In 2018, Curran filed a pro se habeas petition in the District Court, attacking his 2008 Pennsylvania state court conviction for first-degree murder and other offenses. The District Court referred the petition to a United States Magistrate Judge, who recommended that the petition be denied as time-barred. On April 30, 2019, the District Court adopted the Magistrate Judge's recommendation and closed the case. On May 13, 2019, we received Curran's mandamus petition, which mentions some of his habeas claims, argues that his habeas petition is not time-barred, and asks for the relief that he sought from the District Court (the issuance of subpoenas in his habeas case, a hearing on his habeas claims, and his release from custody). On May 20, 2019, the District Court received a notice of appeal from Curran challenging the District Court's April 30 order. That appeal is pending before us at C.A. No. 19-2141.
A writ of mandamus is a drastic remedy that is available in extraordinary circumstances only. See In re Diet Drugs Prods. Liab. Litig., 418 F.3d 372, 378 (3d Cir. 2005). To obtain the writ, a petitioner must show that “(1) no other adequate means [exist] to attain the relief he desires, (2) the party's right to issuance of the writ is clear and indisputable, and (3) the writ is appropriate under the circumstances.” Hollingsworth v. Perry, 558 U.S. 183, 190, 130 S.Ct. 705, 175 L.Ed.2d 657 (2010) (per curiam) (alteration in original) (internal quotation marks omitted). Curran has not made that showing here. His mandamus petition essentially challenges the District Court's resolution of his habeas proceedings. But a mandamus petition is not the proper vehicle for raising such a challenge; the proper vehicle is an appeal, which Curran has filed at C.A. No. 19-2141. Accordingly, we will deny his mandamus petition. See Madden v. Myers, 102 F.3d 74, 77 (3d Cir. 1996) (explaining that mandamus is not a substitute for an appeal, and that “a writ of mandamus may not issue if a petitioner can obtain relief by appeal”).

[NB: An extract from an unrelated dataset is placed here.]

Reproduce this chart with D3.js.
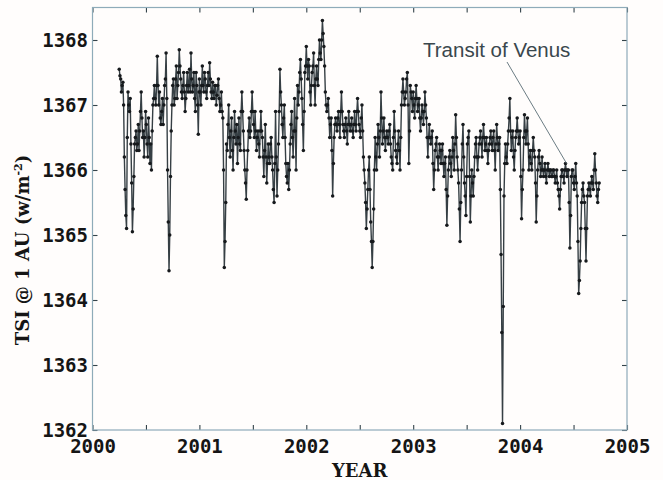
<!DOCTYPE html>
<html><head><meta charset="utf-8">
<script src="https://cdn.jsdelivr.net/npm/d3@7"></script>
<style>
body{margin:0;background:#fffdfc}
svg{display:block}
</style>
</head><body>
<svg id="chart" width="663" height="480"></svg>
<script>
// ---- data (TSI at 1 AU, W/m^2), read every 5 days; "Mid" arrays are readings 2.5 days later ----
const stepDays = 5;
const start2000 = 2000.25;
const tsi2000 = [1367.55,1367.4,1367.3,1367.0,1365.7,1365.1,1367.2,1366.9,1366.4,1365.05,
  1365.9,1366.5,1366.3,1366.7,1366.6,1367.2,1366.5,1366.2,1366.9,1366.4,
  1366.8,1366.1,1366.0,1367.0,1367.3,1367.0,1367.75,1367.0,1366.8,1366.9,
  1366.7,1367.3,1367.8,1366.0,1364.45,1365.9,1367.0,1367.4,1367.1,1367.6,
  1367.3,1367.85,1367.4,1367.1,1367.5,1366.9,1367.3,1367.2,1367.55,1367.8,
  1367.2,1367.5,1366.9,1367.3,1366.55];
const tsi2000Mid = [1367.45,1367.2,1367.35,1366.2,1365.3,1366.5,1367.0,1367.1,1365.8,1365.4,
  1366.4,1366.6,1366.4,1366.3,1366.9,1366.8,1366.6,1366.5,1366.7,1366.2,
  1366.5,1366.4,1366.6,1367.1,1367.1,1367.3,1367.3,1367.2,1366.7,1367.1,
  1367.0,1367.4,1367.1,1365.2,1365.0,1366.6,1367.3,1367.0,1367.4,1367.1,
  1367.5,1367.6,1367.2,1367.3,1367.2,1367.1,1367.5,1367.3,1367.2,1367.4,
  1367.3,1367.1,1367.5,1367.0,1367.2];
const tsi2001 = [1367.4,1367.0,1367.6,1367.2,1367.4,1367.1,1367.5,1367.65,1367.2,1367.35,
  1367.1,1367.3,1367.15,1367.4,1366.9,1367.2,1366.8,1364.5,1365.5,1366.3,
  1367.0,1366.2,1366.8,1366.0,1366.9,1366.4,1366.1,1366.8,1366.3,1367.2,
  1366.6,1366.0,1365.55,1366.3,1366.8,1366.6,1367.2,1366.7,1366.9,1366.3,
  1366.6,1366.2,1366.9,1366.5,1365.9,1366.7,1365.8,1366.4,1366.1,1366.5,
  1366.0,1365.5,1366.9,1365.6,1366.4,1367.55,1367.0,1366.5,1367.0,1366.1,
  1365.8,1365.7,1366.4,1366.9,1366.2,1367.1,1366.0,1367.3,1367.2,1367.7,
  1367.1,1366.3,1367.5];
const tsi2001Mid = [1367.2,1367.3,1367.3,1367.5,1367.2,1367.3,1367.3,1367.4,1367.1,1367.2,
  1367.3,1367.0,1367.3,1367.1,1367.0,1366.9,1366.0,1364.9,1366.4,1366.7,
  1366.5,1366.6,1366.3,1366.5,1366.6,1366.7,1366.5,1366.4,1366.9,1366.9,
  1366.3,1365.8,1366.0,1366.6,1366.5,1366.9,1366.9,1366.5,1366.6,1366.5,
  1366.4,1366.6,1366.6,1366.2,1366.3,1366.2,1366.1,1366.2,1366.4,1366.2,
  1365.7,1366.1,1366.2,1366.0,1366.9,1367.2,1366.7,1366.8,1366.5,1365.9,
  1366.1,1366.0,1366.7,1366.5,1366.6,1366.6,1366.8,1367.0,1367.5,1367.4,
  1366.7,1366.9,1367.6];
const tsi2002 = [1367.9,1367.4,1367.6,1367.0,1367.5,1367.8,1367.0,1367.6,1367.3,1368.0,
  1367.7,1368.3,1367.9,1367.2,1366.9,1367.1,1366.5,1366.8,1365.6,1366.5,
  1366.8,1366.6,1366.9,1366.5,1367.2,1366.7,1366.5,1366.8,1366.4,1366.9,
  1366.6,1366.8,1366.5,1366.9,1366.6,1367.1,1366.7,1366.5,1367.0,1366.2,
  1365.8,1365.1,1365.7,1366.2,1365.2,1364.5,1365.4,1366.5,1366.0,1366.7,
  1366.2,1367.2,1366.4,1366.8,1366.3,1366.6,1366.4,1366.7,1366.2,1366.0,
  1366.9,1366.3,1366.1,1366.6,1366.0,1367.0,1367.4,1367.0,1367.2,1367.5,
  1366.1,1367.3,1367.1];
const tsi2002Mid = [1367.6,1367.7,1367.2,1367.3,1367.6,1367.3,1367.4,1367.4,1367.7,1367.8,
  1368.0,1368.1,1367.6,1367.0,1367.0,1366.8,1366.7,1366.3,1366.1,1366.7,
  1366.7,1366.8,1366.7,1366.9,1366.9,1366.6,1366.7,1366.6,1366.7,1366.7,
  1366.7,1366.6,1366.7,1366.7,1366.9,1366.9,1366.6,1366.8,1366.6,1366.0,
  1365.5,1365.4,1366.0,1365.7,1364.9,1364.9,1366.0,1366.2,1366.4,1366.5,
  1366.6,1366.8,1366.6,1366.5,1366.5,1366.5,1366.6,1366.4,1366.1,1366.5,
  1366.6,1366.2,1366.4,1366.3,1366.5,1367.2,1367.2,1367.1,1367.4,1367.0,
  1366.6,1367.2,1366.9];
const tsi2003 = [1367.2,1366.8,1367.3,1366.9,1367.1,1366.6,1367.0,1366.7,1367.2,1366.8,
  1366.2,1366.7,1366.4,1366.6,1365.7,1366.3,1366.5,1366.0,1366.4,1366.1,
  1366.4,1365.9,1366.2,1365.15,1366.0,1366.3,1365.9,1366.5,1366.0,1366.85,
  1366.2,1365.8,1364.9,1366.0,1366.7,1365.8,1365.3,1366.4,1366.6,1365.2,
  1366.0,1365.6,1366.2,1366.5,1366.0,1366.4,1366.6,1366.2,1366.7,1366.3,
  1366.5,1366.1,1366.4,1366.6,1366.3,1366.6,1366.0,1366.7,1366.3,1366.5,
  1364.7,1362.1,1365.6,1366.4,1366.1,1366.6,1367.1,1366.3,1366.6,1366.0,
  1366.5,1366.8,1366.4];
const tsi2003Mid = [1367.0,1367.1,1367.1,1367.0,1366.8,1366.8,1366.9,1366.9,1367.0,1366.5,
  1366.5,1366.5,1366.5,1366.1,1366.0,1366.4,1366.2,1366.2,1366.3,1366.3,
  1366.1,1366.1,1365.7,1365.6,1366.2,1366.1,1366.2,1366.3,1366.4,1366.5,
  1366.0,1365.4,1365.5,1366.4,1366.2,1365.6,1365.9,1366.5,1365.9,1365.6,
  1365.8,1365.9,1366.4,1366.2,1366.2,1366.5,1366.4,1366.5,1366.5,1366.4,
  1366.3,1366.3,1366.5,1366.4,1366.5,1366.3,1366.4,1366.5,1366.4,1365.7,
  1363.5,1363.9,1366.1,1366.2,1366.4,1366.8,1366.6,1366.5,1366.2,1366.3,
  1366.6,1366.6,1366.5];
const tsi2004 = [1366.6,1365.25,1366.0,1366.85,1366.4,1366.8,1366.0,1366.3,1366.0,1366.5,
  1366.2,1365.2,1366.0,1366.3,1365.9,1366.2,1365.9,1366.1,1365.8,1366.1,
  1365.9,1366.0,1365.9,1366.0,1365.8,1366.0,1365.7,1365.4,1365.9,1366.0,
  1365.8,1366.1,1365.9,1366.0,1364.8,1365.9,1366.0,1365.7,1366.1,1365.6,
  1364.1,1364.6,1365.5,1365.8,1365.5,1364.6,1365.6,1365.8,1365.6,1365.9,
  1365.7,1366.25,1365.8,1365.5,1365.8];
const tsi2004Mid = [1365.9,1365.7,1366.5,1366.6,1366.6,1366.4,1366.2,1366.1,1366.3,1366.3,
  1365.8,1365.6,1366.2,1366.1,1366.0,1366.0,1366.0,1365.9,1366.0,1366.0,
  1366.0,1365.9,1366.0,1365.9,1365.9,1365.8,1365.6,1365.7,1366.0,1365.9,
  1366.0,1366.0,1366.0,1365.5,1365.3,1366.0,1365.8,1365.9,1365.8,1364.9,
  1364.3,1365.1,1365.7,1365.6,1365.1,1365.1,1365.7,1365.7,1365.8,1365.8,
  1366.0,1366.0,1365.6,1365.7];

const yearStarts = [start2000, 2001, 2002, 2003, 2004];
const yearSeries = [tsi2000, tsi2001, tsi2002, tsi2003, tsi2004];
const yearSeriesMid = [tsi2000Mid, tsi2001Mid, tsi2002Mid, tsi2003Mid, tsi2004Mid];

const xMajorTicks = [2000, 2001, 2002, 2003, 2004, 2005];
const xMinorTicks = [2000.5, 2001.5, 2002.5, 2003.5, 2004.5];
const yTicks = [1362, 1363, 1364, 1365, 1366, 1367, 1368];
const annotationLabel = "Transit of Venus";
const transitYear = 2004.435;
const transitValue = 1366.1;

// ---- build point table ----
const points = [];
yearSeries.forEach((arr, i) => {
  arr.forEach((v, k) => points.push({t: yearStarts[i] + k * stepDays / 365, v}));
  yearSeriesMid[i].forEach((v, k) => points.push({t: yearStarts[i] + (k + 0.5) * stepDays / 365, v}));
});
points.sort((a, b) => a.t - b.t);

const svg = d3.select("#chart");
const W = 663, H = 480;
svg.append("rect").attr("width", W).attr("height", H).attr("fill", "#fffdfc");

const x = d3.scaleLinear().domain([2000, 2005]).range([92.5, 627]);
const y = d3.scaleLinear().domain([1362, 1368.5]).range([430, 7.5]);

const frameColor = "#8eabb9";
const tickColor = "#34434a";
const labelFont = "'DejaVu Sans Mono', monospace";

const allX = xMajorTicks.concat(xMinorTicks).sort((a, b) => a - b);

function styleAxis(g) {
  g.select(".domain").remove();
  g.selectAll(".tick line").attr("stroke", tickColor).attr("stroke-width", 1.1);
  g.selectAll(".tick text")
    .attr("fill", "#151515")
    .style("font-family", labelFont)
    .style("font-weight", "bold")
    .style("font-size", "19px");
}

// bottom
svg.append("g").attr("transform", `translate(0,${y.range()[0]})`)
  .call(d3.axisBottom(x).tickValues(allX).tickSize(-5).tickPadding(10)
    .tickFormat(d => Number.isInteger(d) ? String(d) : ""))
  .call(styleAxis);
// top
svg.append("g").attr("transform", `translate(0,${y.range()[1]})`)
  .call(d3.axisTop(x).tickValues(allX).tickSize(-5).tickFormat(""))
  .call(styleAxis);
// left
svg.append("g").attr("transform", `translate(${x.range()[0]},0)`)
  .call(d3.axisLeft(y).tickValues(yTicks).tickSize(-5).tickPadding(4.5).tickFormat(d3.format("d")))
  .call(styleAxis);
// right
svg.append("g").attr("transform", `translate(${x.range()[1]},0)`)
  .call(d3.axisRight(y).tickValues(yTicks).tickSize(-5).tickFormat(""))
  .call(styleAxis);

// frame
svg.append("rect")
  .attr("x", x.range()[0]).attr("y", y.range()[1])
  .attr("width", x.range()[1] - x.range()[0])
  .attr("height", y.range()[0] - y.range()[1])
  .attr("fill", "none").attr("stroke", frameColor).attr("stroke-width", 1.2);

// series line
const line = d3.line().x(d => x(d.t)).y(d => y(d.v));
svg.append("path").datum(points)
  .attr("d", line)
  .attr("fill", "none")
  .attr("stroke", "#363f44")
  .attr("stroke-width", 1.4)
  .attr("stroke-linejoin", "round");

// markers
svg.append("g").selectAll("circle").data(points).join("circle")
  .attr("cx", d => x(d.t)).attr("cy", d => y(d.v))
  .attr("r", 1.75).attr("fill", "#16191c");

// annotation
svg.append("line")
  .attr("x1", 507).attr("y1", 62)
  .attr("x2", x(transitYear)).attr("y2", y(transitValue))
  .attr("stroke", "#6b7c83").attr("stroke-width", 1);
svg.append("text")
  .attr("x", 423).attr("y", 57)
  .attr("fill", "#3a474d")
  .style("font-family", "'Liberation Sans', Arial, sans-serif")
  .style("font-size", "20.5px")
  .text(annotationLabel);

// axis titles
const titleFont = "'DejaVu Serif', serif";
svg.append("text")
  .attr("transform", "translate(29,250) rotate(-90)")
  .attr("text-anchor", "middle")
  .attr("fill", "#151515")
  .style("font-family", titleFont).style("font-weight", "bold").style("font-size", "18px")
  .call(t => {
    t.append("tspan").text("TSI @ 1 AU (w/m");
    t.append("tspan").attr("dy", -7).style("font-size", "11px").text("-2");
    t.append("tspan").attr("dy", 7).text(")");
  });
svg.append("text")
  .attr("x", (x.range()[0] + x.range()[1]) / 2).attr("y", 477)
  .attr("text-anchor", "middle")
  .attr("fill", "#151515")
  .style("font-family", titleFont).style("font-weight", "bold").style("font-size", "18px")
  .text("YEAR");
</script>
</body></html>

After filing his mandamus petition, Curran filed another document in this case that is titled “Mandamus.” This latter filing, received on June 10, 2019, states that he filed a notice of appeal by mistake, and he asserts that he wishes to proceed in his mandamus case only. However, just a few weeks later, he filed an application for a certificate of appealability (“COA”) in his appeal (C.A. No. 19-2141), making no mention of his June 10 “Mandamus” filing. As we have explained, an appeal, not a mandamus petition, is the proper vehicle for challenging the District Court's resolution of his habeas proceedings. In light of our ruling on Curran's mandamus petition, and given his pro se status, we will take no action on his June 10 document titled “Mandamus.” A panel of this Court will consider in due course his COA application filed in C.A. No. 19-2141, unless he notifies the Clerk of this Court in writing, within 45 days of the date of this opinion, that he still wishes to withdraw his appeal.